We come together tonight, as a community, united in sorrow, anger and resolve after the tragedy this past weekend in Orlando, when members of the LGBT community were gunned down, on a night celebrating Latinx culture as well.
Young men and women, transgender and cisgender, joined in pride in themselves; in their exuberance to dance and express who they are; in friendship, camaraderie and perhaps romance, had done what so many here tonight have done as well—and in a sense, what we are doing this very evening: building and enjoying community, reveling in the progress that LGBT Americans have made in this country, taking pride in the LGBT and Latinx experience and identity, and exercising the liberty to stand up as LGBT individuals and allies and to expect the same freedoms, safety and pleasures that others in our country enjoy.

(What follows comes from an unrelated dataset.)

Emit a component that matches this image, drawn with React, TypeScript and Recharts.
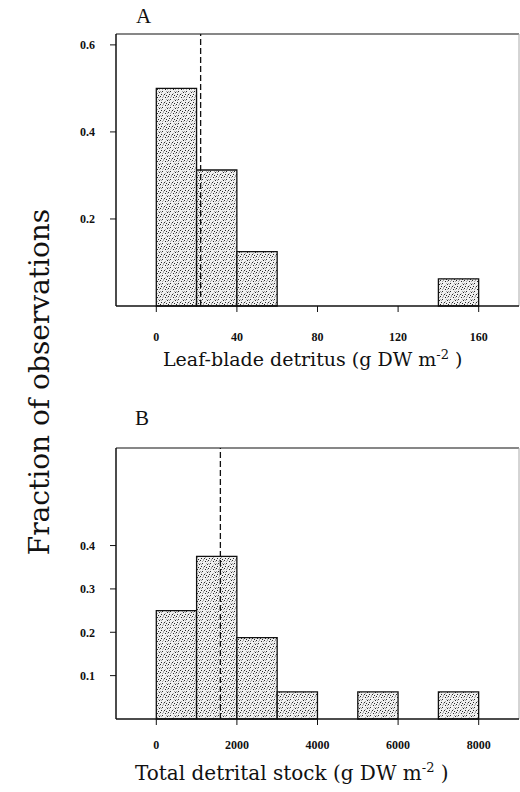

We are devastated to think of so many lives lost, so many injured and suffering, so many grieving families and friends, and the deep psychic scars we all will bear from this senseless violence targeting LGBT people and their friends on a tragic weekend night.
And I am angry. I am angry that LGBT people and those living with HIV in our country continue not to be safe in their jobs, in their families, in their communities, in the places where they congregate and seek refuge, in the places where historically LGBT people could find one another and express their sexuality and pride.
I speak not only of this horrible atrocity, as abominable as it was. No, I am angered as well by the daily acts of discrimination and aggression—and violence—that must galvanize us to carry on and continue our work, to double down on our resolve to secure liberty and equality for all.
While a mass shooting with an assault weapon shocks us, as it should, we are painfully aware that individual LGBT people, and especially transgender people of color, over and over are targeted for violence and murder, and that all these acts of violence must end.